A few weeks ago, on March 22nd, William Shatner turned 80, followed closely by Leonard Nimoy, who had his 80th birthday on March 26th. A reminder to science fiction fans who remember the original Star Trek series, or watched it in syndication, of our own aging, and a reminder as well of how long science fiction has found fans on the tube. This also may be a marker of how little we’ve progressed with science fiction on TV.
Shatner, ubiquitous, often ironically egotistical, strangely charismatic, much parodied, is obviously now a TV icon. His career on the fantastic screen began with a role in an episode of the Twilight Zone in 1960 titled “The Nick of Time,” which was fantasy. In 1963 he starred in one of the classic science fiction TZs “Nightmare At 20,000 Feet” as an aviophobe who spends a terrified flight watching a gremlin tear apart the wing engine of his plane. It’s a touchstone of TV horror, and it’s an excellent performance by Shatner. (And yes, the gremlin looks sort of like a tele-tubby on the Twilight Zone DVD - a result of the DVD makers brightening the image too much. Turn down your brightness and turn up the contrast when viewing.) Shatner also starred in The Outer Limits episode “Cold Hands, Warm Heart.” In this fairly limp entry of the usually excellent anthology series Shatner plays an astronaut who has been possessed by a Venusian, who resembles a giant Sea Monkey, and is saved by a sauna and the power of love.
Nimoy, equally iconic, played supporting roles in some of the same series - he appears in the 1961 Twilight Zone, the preachy (as were most episodes scripted by show creater Rod Serling) war parable “A Quality of Mercy” He also acted in two solid episodes of The Outer Limits, “I, Robot” (no relation to the Asimov stories) and “Production and Decay of Strange Particles.” After Star Trek Nimoy spent two seasons as Paris, one of the intelligence operatives on Mission Impossible, a show that had science fictional elements in the technology the spies used. The rubber masks that allowed the agents to pretty much appear as anyone they liked, and could then be simply peeled off, had to be some sort of futuristic gadgetry.
So much has been written about the original Star Trek series that I have to default to the purely subjective when discussing it. Some of my earliest memories of TV viewing are memories of Star Trek, which I first watched when it was in syndication in the 1970s. The future it presented was a strange one -a roomy brightly lit spaceship which was so different from the current spaceflights, cool technology, garishly dressed aliens, sudden death, and planetary terrain consisting of gravel and giant foam rocks. The far reaches of the universe were inhabited by green showgirls and intelligent boulders and there would be plenty of opportunity out there for fistfights. I thought that a phaser would be a handy thing to have, especially to deal with schoolyard bullies.
In the midst of this were, of course, Nimoy and Shatner.
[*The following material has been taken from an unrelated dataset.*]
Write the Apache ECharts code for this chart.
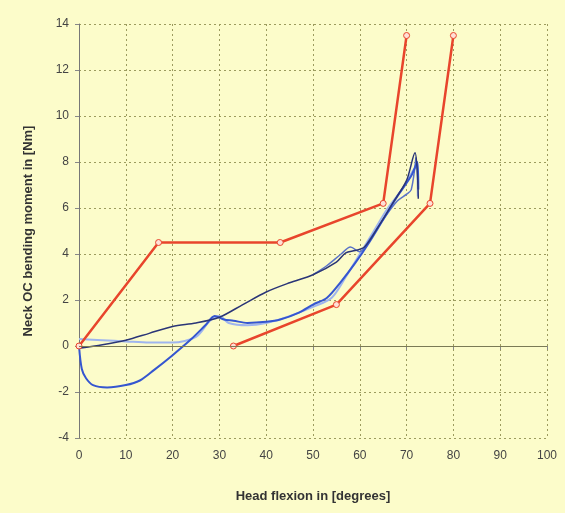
<!DOCTYPE html>
<html>
<head>
<meta charset="utf-8">
<script src="https://cdn.jsdelivr.net/npm/echarts@6/dist/echarts.min.js"></script>
<style>
    html, body { margin: 0; padding: 0; background: #fcfcca; }
    #chart { width: 565px; height: 513px; }
</style>
</head>
<body>
<div id="chart"></div>
<script>
// corridor limits
var upperLimit = [[0, 0], [17, 4.5], [43, 4.5], [65, 6.2], [70, 13.5]];
var lowerLimit = [[33, 0], [55, 1.8], [75, 6.2], [80, 13.5]];

// measured loops
var loopDark = [[0, -0.1], [5, 0.05], [10, 0.25], [15, 0.55], [20, 0.85], [25, 1.0], [30, 1.25], [35, 1.8],
    [40, 2.35], [45, 2.75], [50, 3.1], [55, 3.65], [57, 4.05], [59, 4.15], [61, 4.3], [64, 5.2], [67, 6.2],
    [70, 7.2], [71.8, 8.4], [72.3, 7.5], [72.5, 6.4]];
var loopDip = [[0, 0], [0.6, -1], [1.5, -1.4], [3, -1.7], [6, -1.8], [10, -1.7], [13, -1.5], [16, -1.05],
    [20, -0.4], [24, 0.3], [27, 0.9], [29, 1.3], [31, 1.15], [33, 1.1], [36, 1.0], [40, 1.05], [43, 1.15],
    [47, 1.45], [50, 1.8], [53, 2.1], [56, 2.8], [59, 3.6], [62, 4.5], [65, 5.5], [68, 6.5], [71, 7.4],
    [72.3, 8.0], [72.5, 6.8]];
var loopLight = [[0, 0.3], [5, 0.25], [10, 0.2], [15, 0.15], [20, 0.15], [25, 0.4], [28, 1.1], [30, 1.3],
    [32, 1.0], [36, 0.9], [40, 1.0], [45, 1.3], [50, 1.7], [54, 2.1], [57, 3.0], [60, 4.0], [63, 5.0],
    [66, 6.0], [69, 6.8], [71, 7.5], [72, 7.8], [72.4, 6.5]];
var loopReturn = [[72, 8.2], [71, 6.8], [70, 6.6], [68, 6.3], [65, 5.5], [62, 4.6], [60, 4.1], [58, 4.3],
    [56, 4.0], [53, 3.5], [50, 3.1]];

var chart = echarts.init(document.getElementById('chart'));

var gridLine = { show: true, lineStyle: { color: '#9c9b5e', type: [2, 3], width: 1 } };
var labelStyle = { color: '#444', fontSize: 12, fontFamily: 'Liberation Sans, Arial, sans-serif' };

var blueLine = function (data, color, width) {
    return {
        type: 'line',
        data: data,
        showSymbol: false,
        smooth: 0.3,
        lineStyle: { color: color, width: width },
        z: 3
    };
};

var redLine = function (data) {
    return {
        type: 'line',
        data: data,
        symbol: 'circle',
        symbolSize: 6,
        itemStyle: { color: '#ffe0d6', borderColor: '#e8452c', borderWidth: 1 },
        lineStyle: { color: '#e8452c', width: 2.5 },
        z: 4
    };
};

var option = {
    backgroundColor: '#fcfcca',
    animation: false,
    grid: { left: 79, right: 18, top: 24, bottom: 75 },
    xAxis: {
        type: 'value',
        min: 0, max: 100, interval: 10,
        name: 'Head flexion in [degrees]',
        nameLocation: 'middle',
        nameGap: 52,
        nameTextStyle: { color: '#333', fontSize: 13, fontWeight: 'bold', fontFamily: 'Liberation Sans, Arial, sans-serif' },
        axisLine: { show: false },
        axisTick: { show: true, length: 4, lineStyle: { color: '#888' } },
        axisLabel: Object.assign({ margin: 12 }, labelStyle),
        splitLine: gridLine
    },
    yAxis: {
        type: 'value',
        min: -4, max: 14, interval: 2,
        name: 'Neck OC bending moment in [Nm]',
        nameLocation: 'middle',
        nameGap: 44,
        nameTextStyle: { color: '#333', fontSize: 13, fontWeight: 'bold', fontFamily: 'Liberation Sans, Arial, sans-serif' },
        axisLine: { show: true, lineStyle: { color: '#777', width: 1 } },
        axisTick: { show: true, length: 4, lineStyle: { color: '#888' } },
        axisLabel: Object.assign({ margin: 10 }, labelStyle),
        splitLine: gridLine
    },
    series: [
        {
            type: 'line',
            data: [],
            markLine: {
                silent: true,
                symbol: 'none',
                label: { show: false },
                lineStyle: { color: '#7a7a55', type: 'solid', width: 1 },
                data: [{ yAxis: 0 }]
            }
        },
        blueLine(loopLight, '#9fb5ee', 2),
        blueLine(loopReturn, '#5a73c8', 1.5),
        blueLine(loopDip, '#3556d0', 2),
        blueLine(loopDark, '#2a3577', 1.5),
        redLine(upperLimit),
        redLine(lowerLimit)
    ]
};

chart.setOption(option);
</script>
</body>
</html>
Captain James T. Kirk was a man who never smiled when he could smirk, and never happier than when he could shag or shove his way out of a crisis. Spock was a superhero of sorts, a genius who was also physically more powerful than humans. As a kid, I found Kirk to be the one to watch, the flashy catalyst of the show, but found the half-alien Spock to be the more interesting character. As an adult I now know that this wasn’t just the pointy ears, but the smart subtlety of Nimoy’s performances. Shatner was using his weird charisma to drive his acting, Nimoy was acting.
Both actors have found Star Trek both a blessing and a burden - check out the titles of Nimoy’s autobiography and its sequel, I Am Not Spock (1979) and I Am Spock (1996), for the most obvious example of this. Both have been defined by Star Trek, a series whose original run was nearly half a century ago, both have returned to the continuing franchise again and again. Shatner has, to all appearances, embraced this more than Nimoy, and most of his other roles have had a certain “Kirkness” about them.
Looking back at the early television careers of these actors puts current TV science fiction in a certain perspective. The Twilight Zone, The Outer Limits, and Star Trek all have classic status now - the strongest episodes are among the best works of the fantastic produced for television. (The best of the Twilight Zone can be included in the finest TV ever produced in any genre.) How far have we really come with SF in a half century? Special effects have improved exponentially. Some of the episodes of Star Trek: The Next Generation were quite fine, Babylon 5 was intelligent space opera, the most recent incarnation of Battlestar Galactica had an interesting, if murky, political subtext before devolving into “who is the Cylon now” as the sole plot device. But are any of these as imaginative or entertaining as those earlier series? Science fiction and fantasy shows are now fixtures on the tube, and yet it seems that the real imagining may have been happening in the first few decades of the medium.